Task prompt:
Quote the whole listing exactly. Leave the pictures out of your copy.

++++ Available data ++++

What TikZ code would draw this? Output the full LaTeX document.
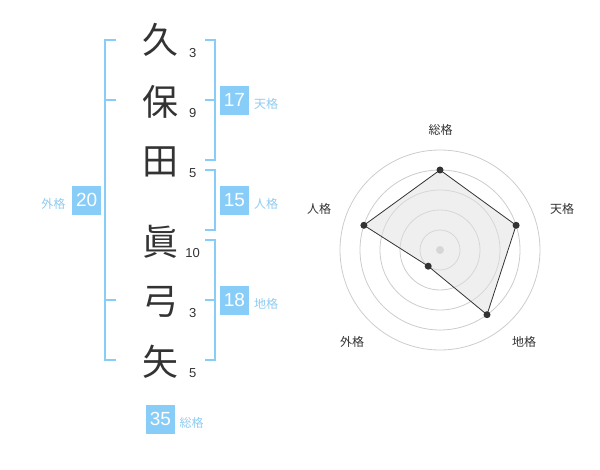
\documentclass[tikz,border=0pt]{standalone}
\usepackage{fontspec}
\setmainfont{Liberation Sans}
\newfontfamily\jpfont{Noto Sans CJK JP}
\usetikzlibrary{positioning}
\definecolor{kakublue}{HTML}{88CDF8}
\definecolor{kakulabel}{HTML}{8FCBF0}
\definecolor{inkgray}{HTML}{333333}
\definecolor{ringgray}{HTML}{CCCCCC}

\tikzset{
  kanji/.style={inner sep=0pt, text=inkgray, font=\jpfont\fontsize{36}{36}\selectfont},
  strokes/.style={inner sep=0pt, text=inkgray, font=\fontsize{13}{13}\selectfont},
  scorebox/.style={rectangle, fill=kakublue, minimum size=28.7pt, inner sep=0pt, text=white, font=\fontsize{19}{19}\selectfont},
  scorelabel/.style={inner sep=0pt, text=kakulabel, font=\jpfont\fontsize{12}{12}\selectfont},
  radarlabel/.style={inner sep=0pt, text=inkgray, font=\jpfont\fontsize{12}{12}\selectfont},
  bracket/.style={draw=kakublue, line width=2pt},
  ring/.style={draw=ringgray, line width=0.8pt},
  radardot/.style={circle, fill=inkgray, minimum size=7pt, inner sep=0pt}
}

\begin{document}
\begin{tikzpicture}[x=1pt,y=-1pt]

\useasboundingbox (0,0) rectangle (600,470);

% Name characters
\draw (160,40) node [kanji] (kyu) {久};
\draw (160,101.7) node [kanji] (ho) {保};
\draw (160,161.7) node [kanji] (den) {田};
\draw (160,241.7) node [kanji] (shin) {眞};
\draw (160,301.7) node [kanji] (kyuu) {弓};
\draw (160,361.7) node [kanji] (ya) {矢};

% Stroke counts
\draw (192.7,52.7) node [strokes] (kyuN) {3};
\draw (192.7,113.3) node [strokes] (hoN) {9};
\draw (192.7,172.7) node [strokes] (denN) {5};
\draw (192.7,252.7) node [strokes] (shinN) {10};
\draw (192.7,313.3) node [strokes] (kyuuN) {3};
\draw (192.7,373.3) node [strokes] (yaN) {5};

% Scores
\draw (234.4,100.3) node [scorebox] (tenBox) {17};
\draw (266,104) node [scorelabel] (tenLabel) {天格};
\draw (234.4,200.3) node [scorebox] (jinBox) {15};
\draw (266,204) node [scorelabel] (jinLabel) {人格};
\draw (234.4,300.3) node [scorebox] (chiBox) {18};
\draw (266,304) node [scorelabel] (chiLabel) {地格};
\draw (86.7,200.3) node [scorebox] (gaiBox) {20};
\draw (53.3,204) node [scorelabel] (gaiLabel) {外格};
\draw (160.5,419.3) node [scorebox] (souBox) {35};
\draw (191.7,422.7) node [scorelabel] (souLabel) {総格};

% Brackets
\coordinate (gaiTop) at (116,40);
\coordinate (gaiUp) at (116,100);
\coordinate (gaiLow) at (116,300);
\coordinate (gaiBot) at (116,360);
\draw [bracket] (gaiTop) -- ++(-10.7,0) |- (gaiBot);
\draw [bracket] (gaiUp) -- ++(-10.7,0);
\draw [bracket] (gaiLow) -- ++(-10.7,0);

\coordinate (tenTop) at (205,40);
\coordinate (tenMid) at (205,100);
\coordinate (tenBot) at (205,160);
\draw [bracket] (tenTop) -- ++(9.7,0) |- (tenBot);
\draw [bracket] (tenMid) -- ++(9.7,0);

\coordinate (jinTop) at (205,170);
\coordinate (jinBot) at (205,230);
\draw [bracket] (jinTop) -- ++(9.7,0) |- (jinBot);

\coordinate (chiTop) at (205,240);
\coordinate (chiMid) at (205,300);
\coordinate (chiBot) at (205,360);
\draw [bracket] (chiTop) -- ++(9.7,0) |- (chiBot);
\draw [bracket] (chiMid) -- ++(9.7,0);

% Radar chart
\draw (440,250) node [circle, fill=ringgray, minimum size=8pt, inner sep=0pt] (hub) {};
\foreach \r in {20,40,60,80,100}
  \draw [ring] (hub.center) circle (\r pt);

\coordinate (souPt) at (440,170);
\coordinate (tenPt) at (516.1,225.3);
\coordinate (chiPt) at (487.0,314.7);
\coordinate (gaiPt) at (428.2,266.2);
\coordinate (jinPt) at (363.9,225.3);
\draw [fill=black!12, fill opacity=0.5, draw=inkgray, line width=0.8pt] (souPt) -- (tenPt) -- (chiPt) -- (gaiPt) -- (jinPt) -- cycle;

\draw (souPt) node [radardot] (souDot) {};
\draw (tenPt) node [radardot] (tenDot) {};
\draw (chiPt) node [radardot] (chiDot) {};
\draw (gaiPt) node [radardot] (gaiDot) {};
\draw (jinPt) node [radardot] (jinDot) {};

\draw (440.7,130) node [radarlabel] (souAxis) {総格};
\draw (562,209) node [radarlabel] (tenAxis) {天格};
\draw (319,209) node [radarlabel] (jinAxis) {人格};
\draw (524,342) node [radarlabel] (chiAxis) {地格};
\draw (352,342) node [radarlabel] (gaiAxis) {外格};

\end{tikzpicture}
\end{document}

++++

Answer for the task:
What TikZ code would draw this? Output the full LaTeX document.
\documentclass[tikz,border=0pt]{standalone}
\usepackage{fontspec}
\setmainfont{Liberation Sans}
\newfontfamily\jpfont{Noto Sans CJK JP}
\usetikzlibrary{positioning}
\definecolor{kakublue}{HTML}{88CDF8}
\definecolor{kakulabel}{HTML}{8FCBF0}
\definecolor{inkgray}{HTML}{333333}
\definecolor{ringgray}{HTML}{CCCCCC}

\tikzset{
  kanji/.style={inner sep=0pt, text=inkgray, font=\jpfont\fontsize{36}{36}\selectfont},
  strokes/.style={inner sep=0pt, text=inkgray, font=\fontsize{13}{13}\selectfont},
  scorebox/.style={rectangle, fill=kakublue, minimum size=28.7pt, inner sep=0pt, text=white, font=\fontsize{19}{19}\selectfont},
  scorelabel/.style={inner sep=0pt, text=kakulabel, font=\jpfont\fontsize{12}{12}\selectfont},
  radarlabel/.style={inner sep=0pt, text=inkgray, font=\jpfont\fontsize{12}{12}\selectfont},
  bracket/.style={draw=kakublue, line width=2pt},
  ring/.style={draw=ringgray, line width=0.8pt},
  radardot/.style={circle, fill=inkgray, minimum size=7pt, inner sep=0pt}
}

\begin{document}
\begin{tikzpicture}[x=1pt,y=-1pt]

\useasboundingbox (0,0) rectangle (600,470);

% Name characters
\draw (160,40) node [kanji] (kyu) {久};
\draw (160,101.7) node [kanji] (ho) {保};
\draw (160,161.7) node [kanji] (den) {田};
\draw (160,241.7) node [kanji] (shin) {眞};
\draw (160,301.7) node [kanji] (kyuu) {弓};
\draw (160,361.7) node [kanji] (ya) {矢};

% Stroke counts
\draw (192.7,52.7) node [strokes] (kyuN) {3};
\draw (192.7,113.3) node [strokes] (hoN) {9};
\draw (192.7,172.7) node [strokes] (denN) {5};
\draw (192.7,252.7) node [strokes] (shinN) {10};
\draw (192.7,313.3) node [strokes] (kyuuN) {3};
\draw (192.7,373.3) node [strokes] (yaN) {5};

% Scores
\draw (234.4,100.3) node [scorebox] (tenBox) {17};
\draw (266,104) node [scorelabel] (tenLabel) {天格};
\draw (234.4,200.3) node [scorebox] (jinBox) {15};
\draw (266,204) node [scorelabel] (jinLabel) {人格};
\draw (234.4,300.3) node [scorebox] (chiBox) {18};
\draw (266,304) node [scorelabel] (chiLabel) {地格};
\draw (86.7,200.3) node [scorebox] (gaiBox) {20};
\draw (53.3,204) node [scorelabel] (gaiLabel) {外格};
\draw (160.5,419.3) node [scorebox] (souBox) {35};
\draw (191.7,422.7) node [scorelabel] (souLabel) {総格};

% Brackets
\coordinate (gaiTop) at (116,40);
\coordinate (gaiUp) at (116,100);
\coordinate (gaiLow) at (116,300);
\coordinate (gaiBot) at (116,360);
\draw [bracket] (gaiTop) -- ++(-10.7,0) |- (gaiBot);
\draw [bracket] (gaiUp) -- ++(-10.7,0);
\draw [bracket] (gaiLow) -- ++(-10.7,0);

\coordinate (tenTop) at (205,40);
\coordinate (tenMid) at (205,100);
\coordinate (tenBot) at (205,160);
\draw [bracket] (tenTop) -- ++(9.7,0) |- (tenBot);
\draw [bracket] (tenMid) -- ++(9.7,0);

\coordinate (jinTop) at (205,170);
\coordinate (jinBot) at (205,230);
\draw [bracket] (jinTop) -- ++(9.7,0) |- (jinBot);

\coordinate (chiTop) at (205,240);
\coordinate (chiMid) at (205,300);
\coordinate (chiBot) at (205,360);
\draw [bracket] (chiTop) -- ++(9.7,0) |- (chiBot);
\draw [bracket] (chiMid) -- ++(9.7,0);

% Radar chart
\draw (440,250) node [circle, fill=ringgray, minimum size=8pt, inner sep=0pt] (hub) {};
\foreach \r in {20,40,60,80,100}
  \draw [ring] (hub.center) circle (\r pt);

\coordinate (souPt) at (440,170);
\coordinate (tenPt) at (516.1,225.3);
\coordinate (chiPt) at (487.0,314.7);
\coordinate (gaiPt) at (428.2,266.2);
\coordinate (jinPt) at (363.9,225.3);
\draw [fill=black!12, fill opacity=0.5, draw=inkgray, line width=0.8pt] (souPt) -- (tenPt) -- (chiPt) -- (gaiPt) -- (jinPt) -- cycle;

\draw (souPt) node [radardot] (souDot) {};
\draw (tenPt) node [radardot] (tenDot) {};
\draw (chiPt) node [radardot] (chiDot) {};
\draw (gaiPt) node [radardot] (gaiDot) {};
\draw (jinPt) node [radardot] (jinDot) {};

\draw (440.7,130) node [radarlabel] (souAxis) {総格};
\draw (562,209) node [radarlabel] (tenAxis) {天格};
\draw (319,209) node [radarlabel] (jinAxis) {人格};
\draw (524,342) node [radarlabel] (chiAxis) {地格};
\draw (352,342) node [radarlabel] (gaiAxis) {外格};

\end{tikzpicture}
\end{document}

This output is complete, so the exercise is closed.